The court set a hearing for October 22 on the suit by the Golden Gate Yacht Club of San Francisco, home of Oracle Racing, against the Swiss holder of the cup Alinghi and the Geneva Nautical Society.
The US syndicate, which is owned by billionaire Larry Ellison, is seeking to replace the Spanish syndicate Desafio as the next “Challenger of Record” or privileged challenger, annulling changes to the size of the boats already agreed by the Swiss and the Spanish.
In a first audience on Monday the judge - Hermann Cahn of the Supreme Court of the State of New York – rejected an Oracle demand filed in July for a rapid examination of the case.
Cahn has asked the two sides to try to find an out-of-court settlement.

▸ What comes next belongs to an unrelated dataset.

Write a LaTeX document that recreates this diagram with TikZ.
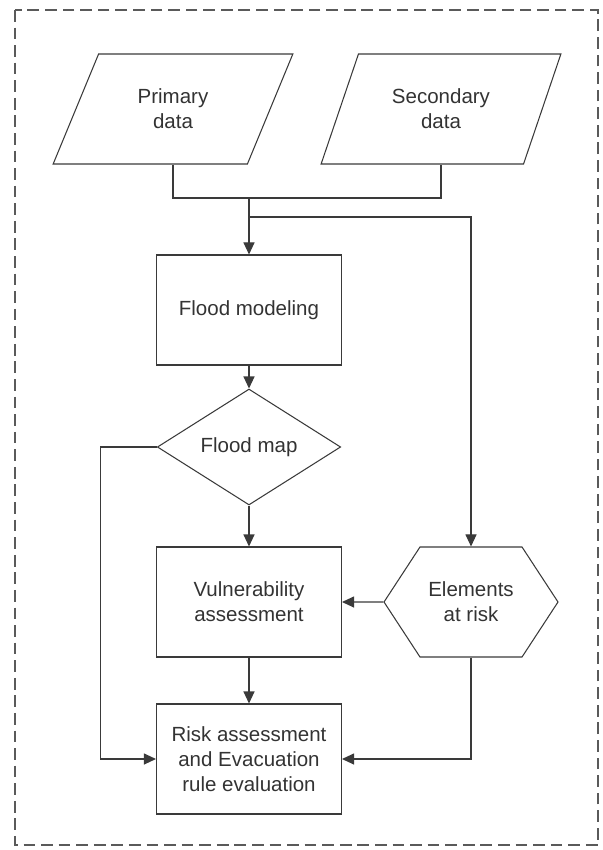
\documentclass[tikz,border=0pt]{standalone}
\usepackage{fontspec}
\setmainfont{Liberation Sans}
\usetikzlibrary{shapes,arrows.meta,positioning,calc}
\definecolor{linegray}{HTML}{3A3A3A}
\definecolor{textgray}{HTML}{333333}
\definecolor{framegray}{HTML}{5A5A5A}

\begin{document}
\begin{tikzpicture}[x=0.03cm, y=-0.03cm,
    every node/.style={font=\fontsize{17.5}{21.3}\selectfont, text=textgray, align=center},
    procbox/.style={draw=linegray, line width=0.9pt, minimum width=5.55cm, minimum height=3.3cm},
    databox/.style={draw=linegray, line width=0.9pt, trapezium, trapezium left angle=63.4, trapezium right angle=116.6, trapezium stretches=true, minimum width=7.2cm, minimum height=3.3cm},
    mapdia/.style={draw=linegray, line width=0.9pt, diamond, inner sep=0pt, minimum width=5.5cm, minimum height=3.27cm},
    riskhex/.style={draw=linegray, line width=0.9pt, signal, signal to=east and west, signal pointer angle=113.6, minimum width=5.22cm, minimum height=3.3cm},
    link/.style={draw=linegray, line width=0.9pt, -{Triangle[length=0.36cm,width=0.33cm]}}]
    \useasboundingbox (0,0) rectangle (602,850);
    \draw[framegray, line width=1pt, dash pattern=on 10pt off 5pt] (15,10) rectangle (598,845);
    % inputs
    \node[databox] (prim) at (173,109) {Primary\\data};
    \node[databox] (sec) at (441,109) {Secondary\\data};
    % main column
    \node[procbox] (model) at (249,310) {Flood modeling};
    \node[mapdia] (fmap) at (249,447) {Flood map};
    \node[procbox] (vuln) at (249,602) {Vulnerability\\assessment};
    \node[riskhex] (elem) at (471,602) {Elements\\at risk};
    \node[procbox] (risk) at (249,759) {Risk assessment\\and Evacuation\\rule evaluation};
    \coordinate (join) at (249,198);
    \coordinate (split) at (249,217);
    \draw[draw=linegray, line width=0.9pt] (prim.south) |- (join) -| (sec.south);
    \draw[link] (join) -- (model);
    \draw[link] (split) -| (elem);
    \draw[link] (model) -- (fmap);
    \draw[link] (fmap) -- (vuln);
    \draw[link] (elem) -- (vuln);
    \draw[link] (vuln) -- (risk);
    \draw[link] (fmap.west) -- ++(-56,0) |- (risk);
    \draw[link] (elem) |- (risk);
\end{tikzpicture}
\end{document}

Golden Gate has claimed that the Spanish challenge is “fabricated” and is an “invalid contender” because it never held a regatta as stated in the regulations that govern the America’s Cup, the so-called “Deed of Gift”.
This stipulates that the New York court has jurisdiction to settle all disputes in the competition.
Golden Gate said in a statement the Geneva club was seeking to impose an unprecedented one-sided set of rules that unfairly advantage the defender to the detriment of all other competitors.
“We are very pleased with this decision, as we are keen to see this issue properly resolved with a minimum of further delay,” Tom Ehman, head of external affairs the Oracle team commented.
“Our strong preference remains to negotiate a solution. If this is not possible, today’s decision provides for swift resolution through the courts.”
A lawyer representing Alinghi, Hamish Ross, was also satisfied with the judge’s decision.
Ross said that if the matter had not been settled amicably before the date set for the court hearing, the Geneva Nautical Society would present a motion calling for rejection of Oracle’s complaint.
Desafio, based at Club Náutico Español de Vela, signed the protocol for the 33rd America's Cup and became the challenger of record in July moments after Alinghi completed a 5-2 victory over Emirates Team New Zealand in the best-of-nine series in Valencia, Spain.
Golden Gate, which was the challenger of record after Alinghi won its first Cup in 2003, questioned Club Náutico Español de Vela's validity as a legitimate yacht club, saying it was created as a means to challenge and keep the
competition in Valencia.
The Spanish syndicate said it hosted a regatta in Santander, Spain, making it eligible to race for the Cup.
swissinfo with agencies
Alinghi won the America's Cup at its first attempt, beating Team New Zealand 5-0 in Auckland in 2003.
The Swiss brought the Auld Mug back to Europe for the first time in more than 150 years.
This year, Alinghi successfully defended its title, beating Team New Zealand 5-2 in Valencia.
For the next America's Cup, the yachts are set to be longer (27 metres compared with 24 metres today) and they will have a taller mast (40 metres compared with 33 metres today).
For these new yachts, the crew would have to include 20 or 21 men (17 at present).
According to Alinghi skipper Brad Butterworth, the yachts would be "faster but also more difficult to handle".
Another planned novelty: after the qualifying regattas, Alinghi could reserve the right to take part in the races that eliminate the challengers, the former Louis Vuitton Cup.